May 20, 2013
Egypt's army, Islamists discuss president's powers
The Muslim Brotherhood has reached some agreements with the army on the powers of Egypt's first Islamist president and the fate of a now-dissolved Islamist-led parliament, Brotherhood officials said.
The newly elected president, Mohamed Mursi, toured his palace on Monday. But after savoring the outcome of a vote that installed him in place of the Brotherhood's enemy Hosni Mubarak, he immediately went to see the generals in the Defence Ministry in a scene that seemed to underline who really calls the shots.
The Brotherhood, banned under Mubarak, sent its supporters onto the streets last week, promising open-ended protests after the Supreme Constitutional Court ordered the lower house dissolved, saying rules had been broken during its election six months ago.
That decision, backed by the army, threatened to force a new parliamentary election, which erode the bloc won by the Brotherhood and its allies, and undermine one of the biggest gains of the revolt that toppled Mubarak last year.
Islamists and others said this amounted to a military coup. The army compounded these fears by issuing a decree curbing the president's powers just as the presidential election closed.
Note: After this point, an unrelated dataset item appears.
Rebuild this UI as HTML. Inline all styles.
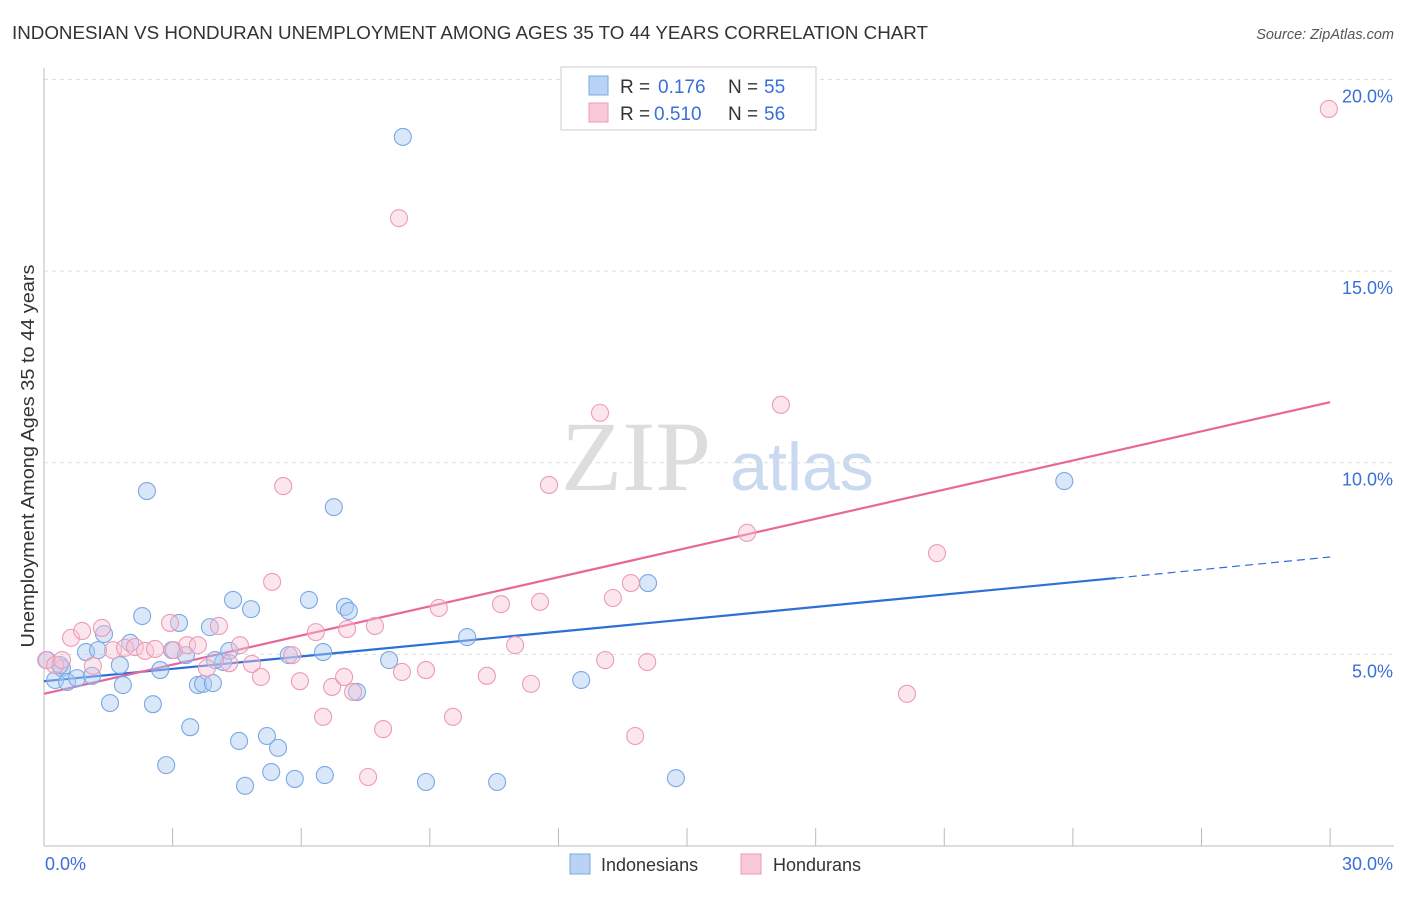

Mursi was declared the winner on Sunday, a nail-biting week after voting ended. During the wait, the Brotherhood and the army held discreet talks, officials on both sides said.
The new president will be sworn in on Saturday, probably before the Constitutional Court, and the Brotherhood will also stage a symbolic swearing-in ceremony in Tahrir Square, according to Yasser Ali, an aide to Mursi.
Presidents were previously sworn in by parliament, which is now shuttered and under military guard.